▶ _Exercise instructions_
Tally the lines in the listing below that contain "this" and report the tally alone.

▶ _Rows from a dataset of charts and code_
==========

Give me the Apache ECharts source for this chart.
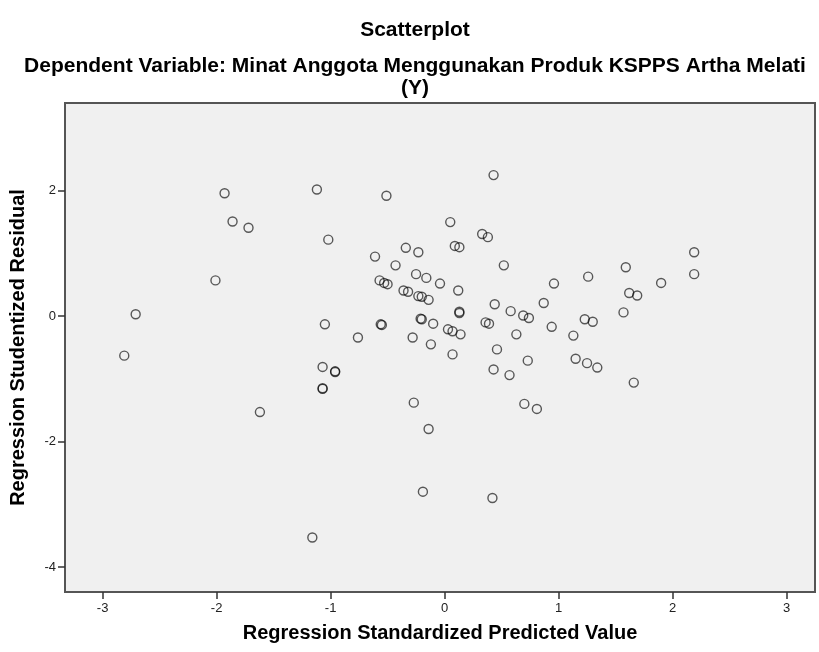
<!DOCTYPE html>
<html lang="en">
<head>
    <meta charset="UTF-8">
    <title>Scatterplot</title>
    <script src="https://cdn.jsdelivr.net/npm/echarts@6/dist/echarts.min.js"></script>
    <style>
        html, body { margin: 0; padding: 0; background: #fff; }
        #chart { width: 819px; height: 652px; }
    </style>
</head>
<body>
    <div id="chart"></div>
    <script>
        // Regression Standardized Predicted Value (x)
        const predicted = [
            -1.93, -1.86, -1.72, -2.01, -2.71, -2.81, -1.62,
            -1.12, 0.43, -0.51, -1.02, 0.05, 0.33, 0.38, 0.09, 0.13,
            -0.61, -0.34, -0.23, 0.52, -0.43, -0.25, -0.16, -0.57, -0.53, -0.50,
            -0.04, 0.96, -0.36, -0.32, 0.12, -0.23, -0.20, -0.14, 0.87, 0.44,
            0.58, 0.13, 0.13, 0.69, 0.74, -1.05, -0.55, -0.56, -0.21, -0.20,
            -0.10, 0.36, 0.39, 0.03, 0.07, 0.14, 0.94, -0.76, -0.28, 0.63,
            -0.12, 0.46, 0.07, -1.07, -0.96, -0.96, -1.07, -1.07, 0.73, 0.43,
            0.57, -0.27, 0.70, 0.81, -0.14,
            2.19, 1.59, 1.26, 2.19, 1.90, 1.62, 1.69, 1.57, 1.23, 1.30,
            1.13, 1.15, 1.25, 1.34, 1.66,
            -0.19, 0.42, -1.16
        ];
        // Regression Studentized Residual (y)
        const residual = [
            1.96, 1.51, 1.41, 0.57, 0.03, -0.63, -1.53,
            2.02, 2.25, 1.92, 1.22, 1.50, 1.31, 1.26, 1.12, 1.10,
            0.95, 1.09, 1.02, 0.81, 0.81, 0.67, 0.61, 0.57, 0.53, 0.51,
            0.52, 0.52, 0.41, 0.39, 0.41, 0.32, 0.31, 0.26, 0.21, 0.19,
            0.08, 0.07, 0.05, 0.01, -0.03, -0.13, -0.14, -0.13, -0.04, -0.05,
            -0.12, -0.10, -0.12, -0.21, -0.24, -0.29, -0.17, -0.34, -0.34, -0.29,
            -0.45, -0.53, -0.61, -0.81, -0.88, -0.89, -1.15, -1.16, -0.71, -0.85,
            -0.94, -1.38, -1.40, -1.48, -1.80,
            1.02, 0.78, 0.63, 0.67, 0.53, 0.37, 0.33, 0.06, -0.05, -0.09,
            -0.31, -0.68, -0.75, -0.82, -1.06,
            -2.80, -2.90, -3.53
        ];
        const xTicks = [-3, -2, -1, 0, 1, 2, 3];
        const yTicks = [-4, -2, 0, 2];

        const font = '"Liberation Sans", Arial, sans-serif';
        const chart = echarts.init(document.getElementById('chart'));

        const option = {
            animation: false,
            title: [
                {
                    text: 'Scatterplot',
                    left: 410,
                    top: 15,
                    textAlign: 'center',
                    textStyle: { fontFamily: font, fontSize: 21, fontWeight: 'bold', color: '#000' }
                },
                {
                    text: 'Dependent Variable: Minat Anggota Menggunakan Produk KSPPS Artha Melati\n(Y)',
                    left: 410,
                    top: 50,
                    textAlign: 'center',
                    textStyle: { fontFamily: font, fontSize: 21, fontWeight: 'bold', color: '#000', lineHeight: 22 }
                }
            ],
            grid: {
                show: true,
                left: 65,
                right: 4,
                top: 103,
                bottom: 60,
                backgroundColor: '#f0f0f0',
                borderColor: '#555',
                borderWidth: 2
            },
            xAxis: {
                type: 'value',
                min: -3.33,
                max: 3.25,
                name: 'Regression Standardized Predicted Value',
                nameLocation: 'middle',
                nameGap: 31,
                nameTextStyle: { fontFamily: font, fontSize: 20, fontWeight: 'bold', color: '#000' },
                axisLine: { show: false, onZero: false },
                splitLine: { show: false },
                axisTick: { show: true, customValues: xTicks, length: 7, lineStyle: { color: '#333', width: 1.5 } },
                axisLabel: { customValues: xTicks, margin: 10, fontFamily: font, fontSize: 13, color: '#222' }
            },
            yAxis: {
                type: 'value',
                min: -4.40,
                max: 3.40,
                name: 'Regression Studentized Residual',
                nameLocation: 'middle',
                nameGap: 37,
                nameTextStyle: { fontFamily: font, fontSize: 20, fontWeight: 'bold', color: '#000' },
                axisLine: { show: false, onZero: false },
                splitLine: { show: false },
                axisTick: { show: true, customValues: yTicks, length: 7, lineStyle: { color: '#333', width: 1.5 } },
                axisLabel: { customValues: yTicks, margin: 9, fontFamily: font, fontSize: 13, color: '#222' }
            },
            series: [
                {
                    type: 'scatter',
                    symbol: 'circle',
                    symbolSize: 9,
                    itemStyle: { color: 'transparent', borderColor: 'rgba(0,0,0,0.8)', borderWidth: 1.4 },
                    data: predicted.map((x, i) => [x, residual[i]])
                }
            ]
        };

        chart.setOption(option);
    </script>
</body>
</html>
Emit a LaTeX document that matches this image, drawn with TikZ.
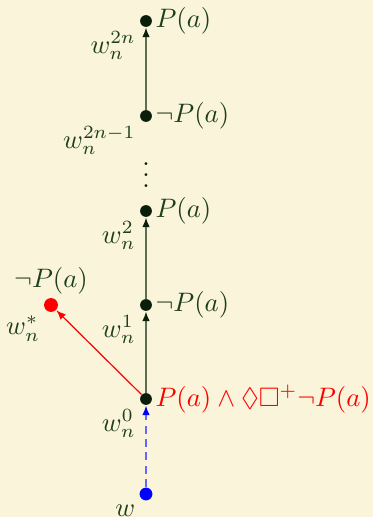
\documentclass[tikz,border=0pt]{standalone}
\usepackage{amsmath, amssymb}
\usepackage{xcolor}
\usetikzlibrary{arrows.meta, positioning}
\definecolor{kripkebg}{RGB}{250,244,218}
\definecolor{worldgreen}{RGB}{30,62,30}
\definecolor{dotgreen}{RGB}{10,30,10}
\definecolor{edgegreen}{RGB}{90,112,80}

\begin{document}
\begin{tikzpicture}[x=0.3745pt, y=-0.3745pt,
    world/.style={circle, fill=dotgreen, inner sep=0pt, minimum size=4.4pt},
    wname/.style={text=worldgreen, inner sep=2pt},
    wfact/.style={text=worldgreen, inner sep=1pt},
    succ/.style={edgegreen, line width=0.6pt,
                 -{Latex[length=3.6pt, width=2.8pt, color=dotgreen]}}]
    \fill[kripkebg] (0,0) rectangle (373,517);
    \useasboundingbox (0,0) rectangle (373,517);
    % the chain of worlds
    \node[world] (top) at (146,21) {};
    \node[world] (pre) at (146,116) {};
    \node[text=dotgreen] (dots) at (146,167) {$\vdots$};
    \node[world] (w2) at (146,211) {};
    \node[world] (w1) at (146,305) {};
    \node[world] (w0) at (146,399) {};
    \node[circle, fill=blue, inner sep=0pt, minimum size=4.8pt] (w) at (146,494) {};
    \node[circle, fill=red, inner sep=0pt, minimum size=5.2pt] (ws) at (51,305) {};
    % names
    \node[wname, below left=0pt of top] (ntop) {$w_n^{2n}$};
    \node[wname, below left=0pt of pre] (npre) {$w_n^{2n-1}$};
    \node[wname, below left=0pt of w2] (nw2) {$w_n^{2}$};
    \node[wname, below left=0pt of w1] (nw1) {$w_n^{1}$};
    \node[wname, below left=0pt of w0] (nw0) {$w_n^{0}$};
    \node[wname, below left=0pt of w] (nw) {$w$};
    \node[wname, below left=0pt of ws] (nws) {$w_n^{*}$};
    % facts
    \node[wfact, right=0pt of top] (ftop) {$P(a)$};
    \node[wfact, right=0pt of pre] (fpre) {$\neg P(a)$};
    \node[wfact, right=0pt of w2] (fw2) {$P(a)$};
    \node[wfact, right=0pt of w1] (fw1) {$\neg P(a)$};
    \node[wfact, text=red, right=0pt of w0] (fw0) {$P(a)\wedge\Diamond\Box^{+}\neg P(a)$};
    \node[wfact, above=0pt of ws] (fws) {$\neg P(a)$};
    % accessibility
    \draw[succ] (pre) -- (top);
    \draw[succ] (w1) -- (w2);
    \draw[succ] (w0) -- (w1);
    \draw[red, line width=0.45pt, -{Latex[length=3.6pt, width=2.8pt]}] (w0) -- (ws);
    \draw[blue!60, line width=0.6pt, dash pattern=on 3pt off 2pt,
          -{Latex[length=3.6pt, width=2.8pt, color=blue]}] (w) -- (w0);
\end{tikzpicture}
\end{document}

==========

▶ _Task result_
2